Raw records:
----------------------------------------

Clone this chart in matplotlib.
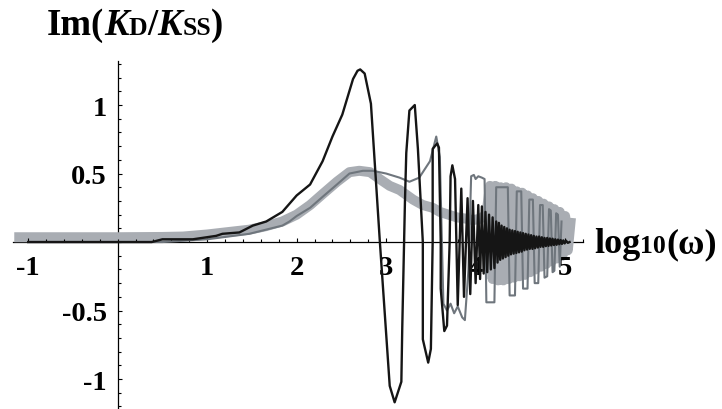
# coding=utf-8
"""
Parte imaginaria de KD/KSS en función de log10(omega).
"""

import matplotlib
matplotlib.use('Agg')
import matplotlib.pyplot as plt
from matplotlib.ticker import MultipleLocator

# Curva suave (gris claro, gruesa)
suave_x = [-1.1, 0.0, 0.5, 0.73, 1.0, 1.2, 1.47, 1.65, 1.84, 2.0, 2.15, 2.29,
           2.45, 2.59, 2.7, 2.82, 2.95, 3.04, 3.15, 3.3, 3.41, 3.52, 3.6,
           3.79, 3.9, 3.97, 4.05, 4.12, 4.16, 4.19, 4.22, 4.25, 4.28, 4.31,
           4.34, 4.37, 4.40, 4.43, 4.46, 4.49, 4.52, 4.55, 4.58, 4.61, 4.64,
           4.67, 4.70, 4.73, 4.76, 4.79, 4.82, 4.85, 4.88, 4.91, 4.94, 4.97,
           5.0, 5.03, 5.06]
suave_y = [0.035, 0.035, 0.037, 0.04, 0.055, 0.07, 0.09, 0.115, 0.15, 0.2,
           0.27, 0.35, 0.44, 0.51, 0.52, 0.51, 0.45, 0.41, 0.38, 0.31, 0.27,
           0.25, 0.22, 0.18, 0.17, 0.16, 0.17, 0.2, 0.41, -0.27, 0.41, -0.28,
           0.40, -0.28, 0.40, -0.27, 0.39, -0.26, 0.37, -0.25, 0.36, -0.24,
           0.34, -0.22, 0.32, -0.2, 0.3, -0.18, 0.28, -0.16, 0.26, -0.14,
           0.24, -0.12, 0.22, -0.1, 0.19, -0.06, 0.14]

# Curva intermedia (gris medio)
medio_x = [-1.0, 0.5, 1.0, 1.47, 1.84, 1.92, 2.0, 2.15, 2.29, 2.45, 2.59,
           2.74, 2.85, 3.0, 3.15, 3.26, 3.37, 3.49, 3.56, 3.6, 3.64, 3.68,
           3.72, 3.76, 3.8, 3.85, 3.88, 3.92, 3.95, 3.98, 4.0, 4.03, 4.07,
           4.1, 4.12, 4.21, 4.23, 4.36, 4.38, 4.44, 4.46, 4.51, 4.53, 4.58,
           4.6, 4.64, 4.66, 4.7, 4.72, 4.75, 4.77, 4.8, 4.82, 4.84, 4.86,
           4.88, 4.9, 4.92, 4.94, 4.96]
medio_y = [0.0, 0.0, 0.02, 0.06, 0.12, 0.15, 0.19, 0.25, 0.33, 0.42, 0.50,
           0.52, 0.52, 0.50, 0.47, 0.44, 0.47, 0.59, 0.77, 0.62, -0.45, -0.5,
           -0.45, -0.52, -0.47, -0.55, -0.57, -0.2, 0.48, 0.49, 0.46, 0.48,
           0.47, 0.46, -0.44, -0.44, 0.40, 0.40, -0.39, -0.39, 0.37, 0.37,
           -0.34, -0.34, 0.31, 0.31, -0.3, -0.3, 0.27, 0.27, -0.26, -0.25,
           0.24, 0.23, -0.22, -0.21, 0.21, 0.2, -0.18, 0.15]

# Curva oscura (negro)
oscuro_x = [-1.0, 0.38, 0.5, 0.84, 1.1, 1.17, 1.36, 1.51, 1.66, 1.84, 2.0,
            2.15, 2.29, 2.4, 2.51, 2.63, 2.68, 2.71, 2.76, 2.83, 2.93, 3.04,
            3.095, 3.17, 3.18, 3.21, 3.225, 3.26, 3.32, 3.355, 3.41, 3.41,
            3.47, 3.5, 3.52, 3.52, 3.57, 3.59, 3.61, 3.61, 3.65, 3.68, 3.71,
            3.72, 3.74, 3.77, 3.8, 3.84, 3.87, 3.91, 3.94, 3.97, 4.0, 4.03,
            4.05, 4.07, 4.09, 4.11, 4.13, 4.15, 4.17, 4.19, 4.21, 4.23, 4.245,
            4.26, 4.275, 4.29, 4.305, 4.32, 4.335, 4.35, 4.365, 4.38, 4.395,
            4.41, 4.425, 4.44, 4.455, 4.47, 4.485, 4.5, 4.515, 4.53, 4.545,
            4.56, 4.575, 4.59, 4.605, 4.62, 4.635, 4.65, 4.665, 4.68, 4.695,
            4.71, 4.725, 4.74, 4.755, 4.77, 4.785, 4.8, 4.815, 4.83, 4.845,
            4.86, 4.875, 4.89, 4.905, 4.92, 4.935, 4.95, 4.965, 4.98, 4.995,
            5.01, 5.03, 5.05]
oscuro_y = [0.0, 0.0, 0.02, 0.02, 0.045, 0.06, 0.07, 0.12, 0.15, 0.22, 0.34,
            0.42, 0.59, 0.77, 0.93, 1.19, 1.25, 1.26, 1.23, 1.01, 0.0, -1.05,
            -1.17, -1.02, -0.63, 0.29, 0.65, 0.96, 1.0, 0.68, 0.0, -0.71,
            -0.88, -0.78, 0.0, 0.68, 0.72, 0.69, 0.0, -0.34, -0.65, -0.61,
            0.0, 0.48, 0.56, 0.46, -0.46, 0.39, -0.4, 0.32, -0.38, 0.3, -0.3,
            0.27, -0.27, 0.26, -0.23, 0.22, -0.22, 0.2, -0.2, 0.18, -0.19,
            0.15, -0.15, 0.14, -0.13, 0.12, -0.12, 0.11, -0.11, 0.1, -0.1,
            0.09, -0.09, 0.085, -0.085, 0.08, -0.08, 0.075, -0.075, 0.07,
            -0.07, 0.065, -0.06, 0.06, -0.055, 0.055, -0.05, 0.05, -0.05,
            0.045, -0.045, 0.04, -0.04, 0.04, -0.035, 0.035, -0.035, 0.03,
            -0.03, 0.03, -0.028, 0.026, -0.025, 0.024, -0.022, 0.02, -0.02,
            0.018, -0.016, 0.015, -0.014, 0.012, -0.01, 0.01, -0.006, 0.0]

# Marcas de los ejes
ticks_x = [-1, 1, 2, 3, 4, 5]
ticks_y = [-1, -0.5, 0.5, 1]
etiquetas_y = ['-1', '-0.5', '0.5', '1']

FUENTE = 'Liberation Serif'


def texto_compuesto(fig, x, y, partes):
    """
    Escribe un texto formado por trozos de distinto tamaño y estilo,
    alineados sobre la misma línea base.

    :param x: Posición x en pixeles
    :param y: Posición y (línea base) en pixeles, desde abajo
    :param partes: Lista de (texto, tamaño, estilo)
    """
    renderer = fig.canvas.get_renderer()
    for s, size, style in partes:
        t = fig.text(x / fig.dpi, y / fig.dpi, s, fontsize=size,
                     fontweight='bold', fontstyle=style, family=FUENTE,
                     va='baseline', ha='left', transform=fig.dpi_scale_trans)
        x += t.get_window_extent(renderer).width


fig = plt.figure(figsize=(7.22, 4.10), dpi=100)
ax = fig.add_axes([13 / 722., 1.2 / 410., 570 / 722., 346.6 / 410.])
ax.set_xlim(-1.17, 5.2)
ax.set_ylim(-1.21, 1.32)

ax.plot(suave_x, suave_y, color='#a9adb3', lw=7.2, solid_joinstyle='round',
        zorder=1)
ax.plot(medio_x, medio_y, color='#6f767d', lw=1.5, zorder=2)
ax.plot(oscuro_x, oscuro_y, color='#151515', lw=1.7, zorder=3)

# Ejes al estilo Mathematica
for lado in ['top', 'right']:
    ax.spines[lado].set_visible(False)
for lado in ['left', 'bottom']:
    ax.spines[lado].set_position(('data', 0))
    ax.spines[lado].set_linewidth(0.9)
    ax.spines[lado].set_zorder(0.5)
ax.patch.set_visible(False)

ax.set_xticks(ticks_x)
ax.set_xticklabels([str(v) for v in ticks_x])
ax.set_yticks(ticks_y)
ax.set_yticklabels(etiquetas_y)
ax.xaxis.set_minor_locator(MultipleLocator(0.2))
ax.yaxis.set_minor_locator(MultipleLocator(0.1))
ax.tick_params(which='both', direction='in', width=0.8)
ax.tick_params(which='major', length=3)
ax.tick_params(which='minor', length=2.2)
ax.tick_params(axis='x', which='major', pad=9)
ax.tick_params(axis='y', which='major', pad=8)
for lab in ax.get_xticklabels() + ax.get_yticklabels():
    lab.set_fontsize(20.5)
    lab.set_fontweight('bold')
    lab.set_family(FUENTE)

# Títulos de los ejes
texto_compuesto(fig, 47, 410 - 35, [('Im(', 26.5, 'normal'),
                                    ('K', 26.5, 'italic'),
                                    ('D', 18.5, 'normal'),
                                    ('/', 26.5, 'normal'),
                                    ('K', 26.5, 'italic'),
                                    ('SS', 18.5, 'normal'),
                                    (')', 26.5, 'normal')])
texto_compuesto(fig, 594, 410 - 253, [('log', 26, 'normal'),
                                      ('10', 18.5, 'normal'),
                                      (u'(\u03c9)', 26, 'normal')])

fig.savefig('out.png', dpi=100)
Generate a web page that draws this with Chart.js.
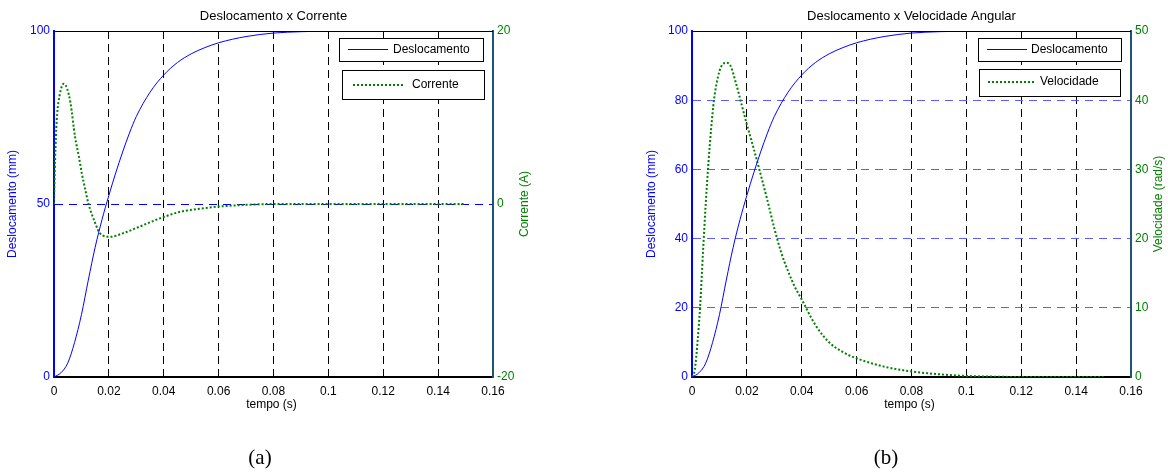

----------------------------------------

Task brief — Quote the records above exactly, from the first line through the line containing "from matplotlib.ticker import MultipleLocator", and leave out the pictures.

Answer to this exercise —
Clone this chart in matplotlib.
# coding=utf-8
"""
Parte imaginaria de KD/KSS en función de log10(omega).
"""

import matplotlib
matplotlib.use('Agg')
import matplotlib.pyplot as plt
from matplotlib.ticker import MultipleLocator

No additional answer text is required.